Au cours du XVIe siècle, le nombre des titres imprimés s’accroît sans cesse,
ainsi que l’augmentation des tirages. L’emploi de la feuille d'or est désormais commun,
mais restreint-il par son coût l’extension du décor, naguère généreusement
appliqué "à froid"?
Sur la plupart des volumes usuels l’ornementation se raréfie.
L’écart s’accentue encore entre cette reliure courante et le style des beaux exemplaires princiers
ou d’amateurs. Ceux-ci continuent d’offrir sur leurs plats une architecture de plus en plus savante où
les tracés rectilignes des roulettes cèdent la place à de gracieuses courbes et volutes
construites de petits fers (fleurons et palettes ), ou incrustées en mosaïque.
L’élégance abstraite des entrelacs peut dans certains cas écarter tout motif végétal. Ailleurs, les feuillages persistent dans des encadrements de rinceaux et de palmes et des branches "au naturel" sont, dit Geoffrey Hobson, l’un des thèmes obligés des décors "à la fanfare". Dans la reliure usuelle, l’ornementation apparaît discrètement sur les dos et délaisse les plats. Ceux-ci, vers la fin du siècle, présentent classiquement un filet d'encadrement accompagné au centre d'une plaque ovale, motif abstrait "azuré" ou couronne de deux branchages.
A partir du XVIIe siècle, ce décor des plats disparaît souvent totalement, au profit du dos qui est devenu sur les rayons la partie du livre offerte aux regards : d'abord simple fleuron dans chaque entre-nefs, l'ornementation s'amplifie et occuper toute la place disponible. Elle prend en fin de siècle un parti géométrique, répète sur chaque compartiment un même assemblage de cinq fleurons, losange central, flanqué en angles de quatre écoinçons triangulaires, où la géométrie parle plus à l'œil que le détail des graphismes. On y voit cependant ressurgir quelques notes florales.
Cet usage se poursuit au XVIIIe siècle, particulièrement dans les reliures faites en série pour les libraires. Cependant le décor s'allège, le losange central cède de plus en plus la place à des fruits (grenades) et fleurs, les triangles d'encadrement, à des rameaux et palmettes. Les plats vides invitent le possesseur du volume à y placer sa marque : ses armes dont les meubles héraldiques peuvent être arbres, fruits ou fleurs s'installent dans des supports ou un encadrement de rameaux et de palmes. Entre la sobriété que gardent les reliures commerciales en veau brun ou basane et les grands exemplaires de prestige, prend place une reliure de qualité, maroquins rouges, verts ou citrins dont les plats s'ornent de délicates dentelles aux petits fers et à la roulette.

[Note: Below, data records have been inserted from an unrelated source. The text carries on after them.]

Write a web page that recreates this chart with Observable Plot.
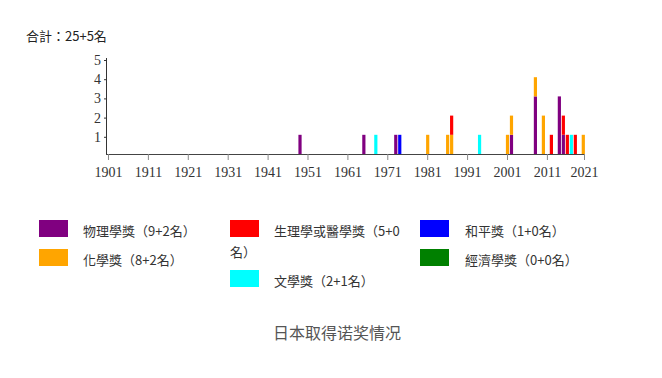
<!DOCTYPE html>
<html lang="zh-TW">
<head>
<meta charset="utf-8">
<script src="https://cdn.jsdelivr.net/npm/d3@7"></script>
<script src="https://cdn.jsdelivr.net/npm/@observablehq/plot@0.6"></script>
<style>
  html, body { margin: 0; padding: 0; background: #fff; }
  #wrap { position: relative; width: 662px; height: 378px; overflow: hidden;
          font-family: "Noto Sans CJK TC", "Noto Sans CJK SC", "Noto Sans", sans-serif; }
  #wrap svg { position: absolute; left: 0; top: 0; }
  .txt { position: absolute; white-space: nowrap; }
  .item { position: absolute; font-size: 13px; line-height: 21px; color: #333; }
  .item .sw { position: absolute; left: 0; width: 29px; height: 17px; }
</style>
</head>
<body>
<div id="wrap">
  <div class="txt" id="total" style="left:26px; top:26px; font-size:13px; line-height:20px; color:#222;"></div>
  <div id="legend"></div>
  <div class="txt" id="title" lang="zh-CN" style="left:273px; top:320px; font-size:16px; line-height:24px; color:#555;"></div>
</div>
<script>
// ---- data ----
const categories = ["物理學獎", "化學獎", "生理學或醫學獎", "文學獎", "和平獎", "經濟學獎"];
const categoryColors = ["#800080", "#FFA500", "#FF0000", "#00FFFF", "#0000FF", "#008000"];
const legendCounts = ["9+2", "8+2", "5+0", "2+1", "1+0", "0+0"];

const physicsYears = [1949, 1965, 1973, 2002, 2008, 2014, 2015];
const physicsCounts = [1, 1, 1, 1, 3, 3, 1];
const chemistryYears = [1981, 1986, 1987, 2001, 2002, 2008, 2010, 2020];
const chemistryCounts = [1, 1, 1, 1, 1, 1, 2, 1];
const medicineYears = [1987, 2012, 2015, 2016, 2018];
const medicineCounts = [1, 1, 1, 1, 1];
const literatureYears = [1968, 1994, 2017];
const literatureCounts = [1, 1, 1];
const peaceYears = [1974];
const peaceCounts = [1];
const economicsYears = [];
const economicsCounts = [];

const xTickLabels = ["1901", "1911", "1921", "1931", "1941", "1951", "1961", "1971", "1981", "1991", "2001", "2011", "2021"];
const yTicks = [1, 2, 3, 4, 5];
const totalText = "合計：25+5名";
const titleText = "日本取得诺奖情况";

// ---- build table ----
const groups = [
  [physicsYears, physicsCounts], [chemistryYears, chemistryCounts], [medicineYears, medicineCounts],
  [literatureYears, literatureCounts], [peaceYears, peaceCounts], [economicsYears, economicsCounts]
];
const table = [];
groups.forEach(([ys, cs], gi) => ys.forEach((y, i) => table.push({year: y, count: cs[i], cat: categories[gi]})));

const xStart = 1900.5, xEnd = 2020.3;
const xTickPos = xTickLabels.map(s => Math.min(+s, xEnd));
const tickMap = new Map(xTickPos.map((t, i) => [t, xTickLabels[i]]));

const chart = Plot.plot({
  width: 662,
  height: 190,
  marginLeft: 106,
  marginRight: 78,
  marginTop: 58,
  marginBottom: 36,
  style: {fontFamily: "'Liberation Serif', serif", fontSize: "14px", color: "#333", background: "transparent"},
  x: {domain: [xStart, xEnd], label: null},
  y: {domain: [0, 5], label: null},
  color: {domain: categories, range: categoryColors},
  marks: [
    Plot.ruleX(table, Plot.stackY({x: "year", y: "count", stroke: "cat", strokeWidth: 3.2})),
    Plot.ruleY([0], {stroke: "#444"}),
    Plot.ruleX([xStart], {y1: 0, y2: 5, stroke: "#333"}),
    Plot.axisY({ticks: yTicks, tickFormat: d => String(d), label: null, tickSize: 2, tickPadding: 3.5, stroke: "#333", dy: 2, fill: "#333"}),
    Plot.axisX({ticks: xTickPos, tickFormat: d => tickMap.get(d), label: null, tickSize: 6, tickPadding: 7, stroke: "#888", fill: "#333"})
  ]
});
document.getElementById("wrap").prepend(chart);

document.getElementById("total").textContent = totalText;
document.getElementById("title").textContent = titleText;

// legend (3 columns)
const legendPos = [
  {left: 39, top: 219}, {left: 39, top: 248},
  {left: 230, top: 219}, {left: 230, top: 269},
  {left: 420, top: 219}, {left: 420, top: 248}
];
const legendEl = document.getElementById("legend");
categories.forEach((c, i) => {
  const p = legendPos[i];
  const d = document.createElement("div");
  d.className = "item";
  d.style.left = p.left + "px";
  d.style.top = (p.top + 0.5) + "px";
  d.style.width = "176px";
  d.style.textIndent = (i >= 4 ? 45 : 44) + "px";
  const sw = document.createElement("span");
  sw.className = "sw";
  sw.style.background = categoryColors[i];
  sw.style.top = "0px";
  d.appendChild(sw);
  d.appendChild(document.createTextNode(c + "（" + legendCounts[i] + "名）"));
  legendEl.appendChild(d);
});
</script>
</body>
</html>
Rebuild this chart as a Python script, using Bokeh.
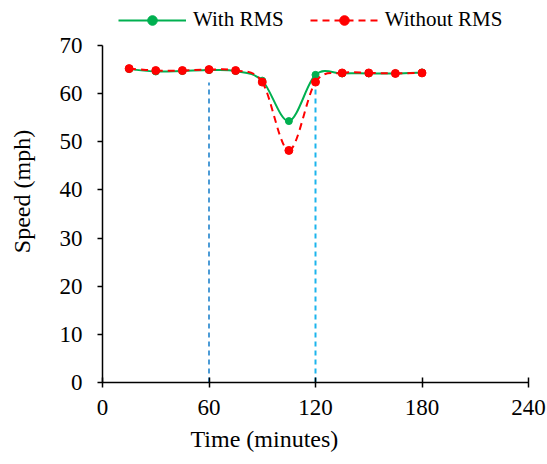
from bokeh.plotting import figure
from bokeh.models import Range1d, FixedTicker, Legend, LegendItem, Title
from bokeh.embed import file_html
from bokeh.resources import INLINE

time_min = [15, 30, 45, 60, 75, 90, 105, 120, 135, 150, 165, 180]
with_rms = [65.1, 64.6, 64.7, 64.9, 64.7, 62.7, 54.3, 63.9, 64.2, 64.2, 64.2, 64.4]
without_rms = [65.2, 64.8, 64.8, 65.0, 64.8, 62.4, 48.2, 62.4, 64.3, 64.3, 64.2, 64.3]
marker_x = [60, 120]
marker_top = [62.3, 62.3]
marker_colors = ["#4C9BD6", "#1CB4EC"]
x_ticks = [0, 60, 120, 180, 240]
y_ticks = [0, 10, 20, 30, 40, 50, 60, 70]

FONT = "Liberation Serif"


def smooth(xs, ys):
    n = len(xs)
    seg = dict(x0=[], y0=[], x1=[], y1=[], cx0=[], cy0=[], cx1=[], cy1=[])
    for i in range(n - 1):
        xm, ym = (xs[i - 1], ys[i - 1]) if i > 0 else (xs[i], ys[i])
        xp, yp = (xs[i + 2], ys[i + 2]) if i + 2 < n else (xs[i + 1], ys[i + 1])
        seg["x0"].append(xs[i]); seg["y0"].append(ys[i])
        seg["x1"].append(xs[i + 1]); seg["y1"].append(ys[i + 1])
        seg["cx0"].append(xs[i] + (xs[i + 1] - xm) / 6)
        seg["cy0"].append(ys[i] + (ys[i + 1] - ym) / 6)
        seg["cx1"].append(xs[i + 1] - (xp - xs[i]) / 6)
        seg["cy1"].append(ys[i + 1] - (yp - ys[i]) / 6)
    return seg


# frame spans the full top so the legend can sit above the 70 line;
# the y axis line itself stops at 70 (bounds)
y_top = 70 * 382 / 337

p = figure(width=547, height=464, output_backend="svg", toolbar_location=None,
           x_range=Range1d(0, 240), y_range=Range1d(0, y_top),
           min_border_left=102, min_border_right=19, min_border_bottom=82, min_border_top=0)
p.outline_line_color = None
p.xgrid.visible = False
p.ygrid.visible = False
p.background_fill_color = "white"
p.border_fill_color = "white"

# vertical markers
p.segment(x0=marker_x, y0=[0, 0], x1=marker_x, y1=marker_top, line_color=marker_colors,
          line_width=2, line_dash="5 4")

green = "#00B050"
red = "#FF0000"
sg = smooth(time_min, with_rms)
bz_g = p.bezier(line_color=green, line_width=2, **sg)
sg_g = p.scatter(time_min, with_rms, size=7, fill_color=green, line_color=green)

sr = smooth(time_min, without_rms)
bz_r = p.bezier(line_color=red, line_width=2, line_dash="7 5", **sr)
sg_r = p.scatter(time_min, without_rms, size=8, fill_color=red, line_color=red)

for ax in (p.xaxis[0], p.yaxis[0]):
    ax.axis_line_color = "black"
    ax.axis_line_width = 1.5
    ax.major_tick_line_color = "black"
    ax.major_tick_line_width = 1.5
    ax.minor_tick_line_color = None
    ax.major_label_text_font = FONT
    ax.major_label_text_font_size = "23px"
    ax.major_label_text_color = "black"
    ax.axis_label_text_font = FONT
    ax.axis_label_text_font_size = "24px"
    ax.axis_label_text_font_style = "normal"
    ax.axis_label_text_color = "black"

p.yaxis.bounds = (0, 70)
p.xaxis.ticker = FixedTicker(ticks=x_ticks)
p.yaxis.ticker = FixedTicker(ticks=y_ticks)
p.xaxis.major_tick_in = 5
p.xaxis.major_tick_out = 5
p.yaxis.major_tick_in = 0
p.yaxis.major_tick_out = 5
p.xaxis.major_label_standoff = 12
p.yaxis.major_label_standoff = 15
p.yaxis.axis_label = "Speed (mph)"
p.yaxis.axis_label_standoff = 22

xlabel = Title(text="Time (minutes)", align="left", offset=88, standoff=13,
               text_font=FONT, text_font_size="24px", text_font_style="normal",
               text_color="black")
p.add_layout(xlabel, "below")

legend = Legend(items=[
    LegendItem(label="With RMS", renderers=[bz_g, sg_g]),
    LegendItem(label="Without RMS", renderers=[bz_r, sg_r]),
], orientation="horizontal", location=(16, 350), glyph_width=68, glyph_height=24,
    label_height=24, label_standoff=7, spacing=26, padding=4, margin=0,
    label_text_font=FONT, label_text_font_size="21px", label_text_color="black",
    border_line_color=None, background_fill_alpha=0)
p.add_layout(legend)

open("out.html", "w").write(file_html(p, INLINE))
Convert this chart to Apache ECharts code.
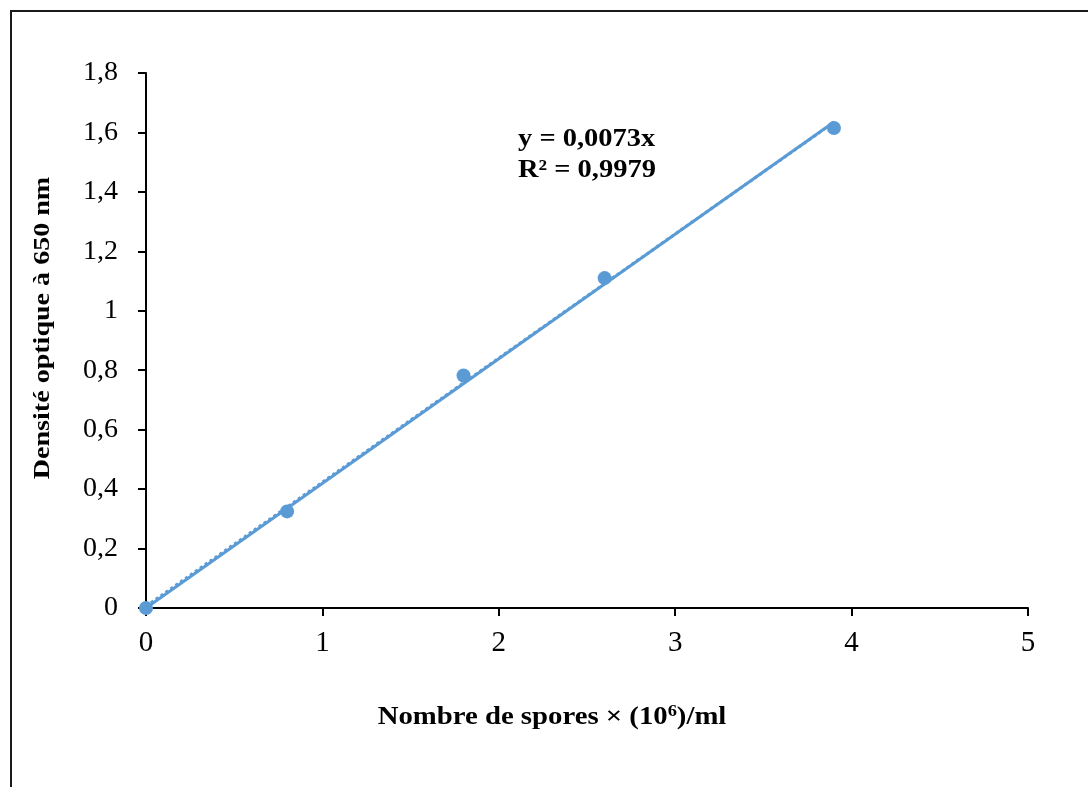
<!DOCTYPE html>
<html>
<head>
<meta charset="utf-8">
<script src="https://cdn.jsdelivr.net/npm/echarts@6/dist/echarts.min.js"></script>
<style>
  html, body { margin: 0; padding: 0; background: #ffffff; }
  #chart { width: 1088px; height: 787px; }
</style>
</head>
<body>
<div id="chart"></div>
<script>
// Measured spore counts (×10^6/ml) and optical density at 650 nm
const spores = [0, 0.8, 1.8, 2.6, 3.9];
const density = [0, 0.325, 0.782, 1.11, 1.615];

// Linear trend lines: solid one forced through the origin, dotted one with free intercept
const trendOrigin = [[0, 0], [3.9, 1.635]];
const trendFree = [[0, 0.006], [3.9, 1.634]];

const equationLines = ['y = 0,0073x', 'R² = 0,9979'];

const xTicks = { min: 0, max: 5, interval: 1 };
const yTicks = { min: 0, max: 1.8, interval: 0.2 };

const blue = '#5B9BD5';
const serif = '"Liberation Serif", "DejaVu Serif", serif';

const chart = echarts.init(document.getElementById('chart'), null, { renderer: 'canvas' });

chart.setOption({
  backgroundColor: '#ffffff',
  animation: false,
  grid: { left: 146, right: 60, top: 73, bottom: 179, containLabel: false },
  xAxis: {
    type: 'value',
    min: xTicks.min, max: xTicks.max, interval: xTicks.interval,
    splitLine: { show: false },
    axisLine: { show: true, onZero: false, lineStyle: { color: '#000', width: 2 } },
    axisTick: { show: true, length: 8, lineStyle: { color: '#000', width: 2 } },
    axisLabel: { color: '#000', fontFamily: serif, fontSize: 29, margin: 21 }
  },
  yAxis: {
    type: 'value',
    min: yTicks.min, max: yTicks.max, interval: yTicks.interval,
    splitLine: { show: false },
    axisLine: { show: true, lineStyle: { color: '#000', width: 2 } },
    axisTick: { show: true, length: 8, lineStyle: { color: '#000', width: 2 } },
    axisLabel: {
      color: '#000', fontFamily: serif, fontSize: 28, margin: 28,
      formatter: v => String(Math.round(v * 10) / 10).replace('.', ',')
    }
  },
  graphic: [
    {
      type: 'rect', silent: true, z: -1,
      shape: { x: 11, y: 11, width: 1100, height: 800 },
      style: { fill: 'none', stroke: '#1a1a1a', lineWidth: 2 }
    },
    {
      // y axis title
      type: 'text', silent: true,
      x: 43, y: 328, rotation: Math.PI / 2, scaleX: 1.22,
      style: {
        text: 'Densité optique à 650 nm',
        fontFamily: serif, fontSize: 23, fontWeight: 'bold', fill: '#000',
        align: 'center', verticalAlign: 'middle'
      }
    },
    {
      // x axis title with superscript exponent
      type: 'text', silent: true,
      x: 552, y: 718, scaleX: 1.15,
      style: {
        text: '{t|Nombre de spores × (10}{s|6}{t|)/ml}',
        align: 'center', verticalAlign: 'middle',
        rich: {
          t: { fontFamily: serif, fontSize: 25, fontWeight: 'bold', fill: '#000', lineHeight: 28 },
          s: { fontFamily: serif, fontSize: 16, fontWeight: 'bold', fill: '#000', lineHeight: 28, padding: [0, 0, 12, 0] }
        }
      }
    },
    {
      // regression equation
      type: 'text', silent: true,
      x: 518, y: 124, scaleX: 1.14,
      style: {
        text: equationLines.join('\n'),
        fontFamily: serif, fontSize: 25, fontWeight: 'bold', fill: '#000',
        lineHeight: 31, align: 'left', verticalAlign: 'top'
      }
    }
  ],
  series: [
    {
      name: 'Tendance (intercept libre)',
      type: 'line',
      data: trendFree,
      symbol: 'none',
      lineStyle: { color: blue, width: 3, type: 'dotted' },
      z: 1
    },
    {
      name: 'Tendance linéaire',
      type: 'line',
      data: trendOrigin,
      symbol: 'none',
      lineStyle: { color: blue, width: 3 },
      z: 2
    },
    {
      name: 'Densité optique',
      type: 'scatter',
      data: spores.map((x, i) => [x, density[i]]),
      symbol: 'circle',
      symbolSize: 14,
      itemStyle: { color: blue, opacity: 1 },
      z: 3
    }
  ]
});
</script>
</body>
</html>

Le goût croissant du temps pour la Nature et la botanique y introduit des fleurs, des fruits. Parfois, des incrustations mosaïquées, des aplats de vernis colorés, des motifs peints peuvent faire d'un plat un panneau décoratif floral, voire une scène champêtre. La profusion du décor amène en réaction un type de reliures "jansénistes" aux couvrures presque nues.
Au tournant des XVIIe et XVIIIe siècles, des reliures de qualité, la plupart en maroquin, opposent le contraste d'un extérieur dépouillé et de contreplats très ornés. Ce contraste joue également par l'emploi de riches papiers de garde (voir document H).